Florian’s helmet was gone. Skin abraded at the throat. Black blood matted her hair, above her right ear. Ash fumbled off her gauntlets and touched her bandaged fingers to the clotted mass. Something gave. The woman moaned.
“What did this?”
Dickon de Vere, visibly white under the visor of his helmet, yelled, “One of those things! George is dead. It ripped my lord Viscount Beaumont out of his saddle. My lord brother Oxford got us out. It hit her. It hit her. Through helm and all!”
“Shit! ” Lay her quiet, for weeks or months; give her into the care of priests; and she might mend. Not here, on a stricken hillside, in pitch-darkness, with a fight howling a few yards away, the other side of a wall.
Thomas Rochester stumbled into the circle of light and churned snow, treading on Richard Faversham’s feet. He held up a second torch. Off in the dark, Anselm’s strong voice bellowed commands; from further off, John de Vere’s shout lifted: “Hold the line!”
A thrum in the air warned her. Arrows fell out of the dark all around them. She straddled Florian with her body, grunting as one shaft deflected off her backplate.
“Get her into shelter!”
“There isn’t any!” Richard Faversham shouted over the close crash of blades. “This wall is the best we can do, boss!”
“She’s dying!” Dickon de Vere fell to his knees beside Florian, weeping. “Madam, it is the end of all things!”
“Son of a bitch!”
A raucous yell echoed, close at hand. She sprang up, cut at a dark figure piling over the wall; and the man fell down on to Richard Faversham, four bodkin-head arrows sticking out of his back. A figure in plate armour appeared at the end of the wall.
The Faris, a drawn sword in her hand, came into the light as she strode up to Rickard and the banner. “There are too few of us, too many of the golems. We have destroyed three, with bolts, but there is no holding against them with blades—” She stopped dead, seeing the unconscious body of Florian del Guiz in the torchlight. “Mouth of God! Is she dead?”
Richard Faversham stopped intoning. “Dying, mada
m.”
The Faris lifted her blade.
Ash watched her do it.
As the sword’s point lined up with her open visor, where she stood straddling Florian, her body tensed without her willing it. The razor-edge and point grew in her vision.
“There is no time to be sorry,” the Visigoth woman said. As she spoke, she snapped into movement, both hands gripping her sword and bringing it up and over her head and down, all the weight of her body behind it.
A hard crack! battered the black air. The Faris’s sword dropped out of its curve, missing Ash by a foot. The woman fell over on her back, screeching. Ash, mouth open, saw her writhe.
“No way!” Antonio Angelotti, at the end of the wall, stood up. The arquebus he held still smoked.

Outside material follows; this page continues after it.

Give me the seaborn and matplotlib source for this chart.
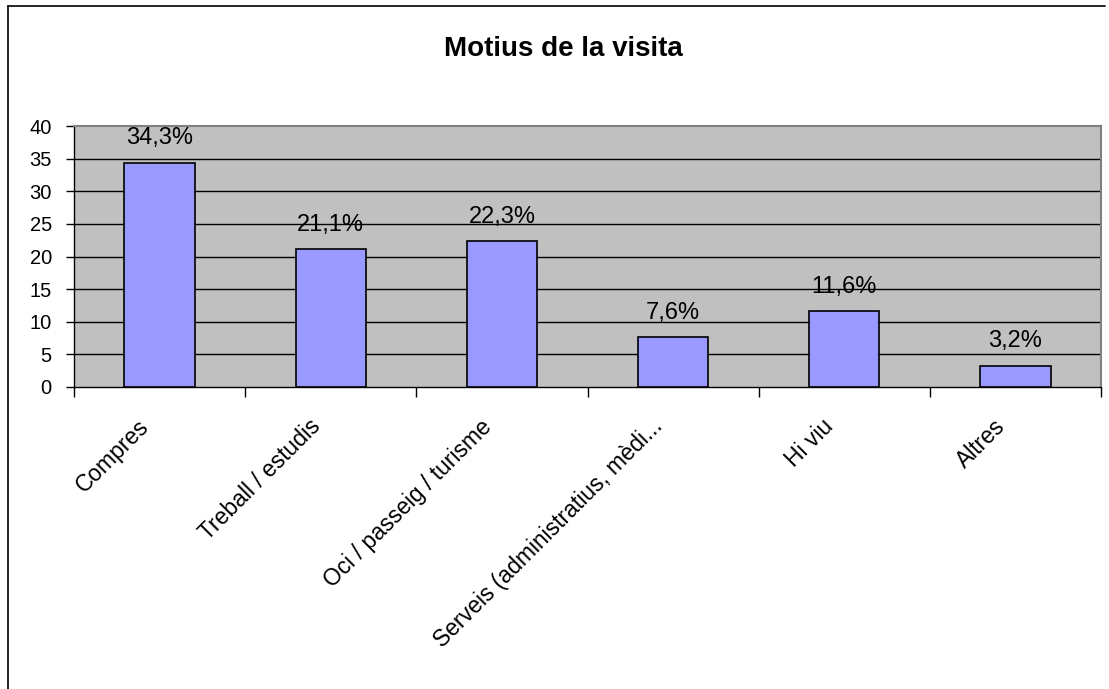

The scent of his slow-match was strong on the cold air. He walked forward, looked down at the smashed bone, cartilage and blood that had been the woman’s right knee. “Fuck. I was trying to get her in the back. Madonna, do whatever it is you’re going to do. And do it now!”
“What I’m going to do?” Ash said, dazed. She couldn’t hear herself or the battle over the Faris’s agonised screaming, high-pitched screeches punched out into the black morning air. “What I’m…”
“Madonna.” Angelotti came forward, between Dickon de Vere, Rickard, and Thomas Rochester, and gripped her hand. “They will force you, now; the Wild Machines. I think they already speak to you. You have something that you will do. Do it.”
She was dimly aware that Richard Faversham cradled Florian, the surgeon-Duchess tiny against his broad chest and huge arms; that a man-at-arms and Thomas Rochester were kneeling, daggers out, cutting straps, stripping the leg armour from the Faris’s shattered knee.
I will never know whether Florian would have ordered my death, at this moment. She moved from Angelotti’s side, knelt, and touched the woman’s golden hair.
“This—” Angelotti’s light voice came from behind her. “This, the Faris, she thought she was the weapon of the Wild Machines. Knowing now that it is you, and that they control you, and that you cannot stop this – why then, yes, madonna; she was wise to try and kill you. You have something you will do.”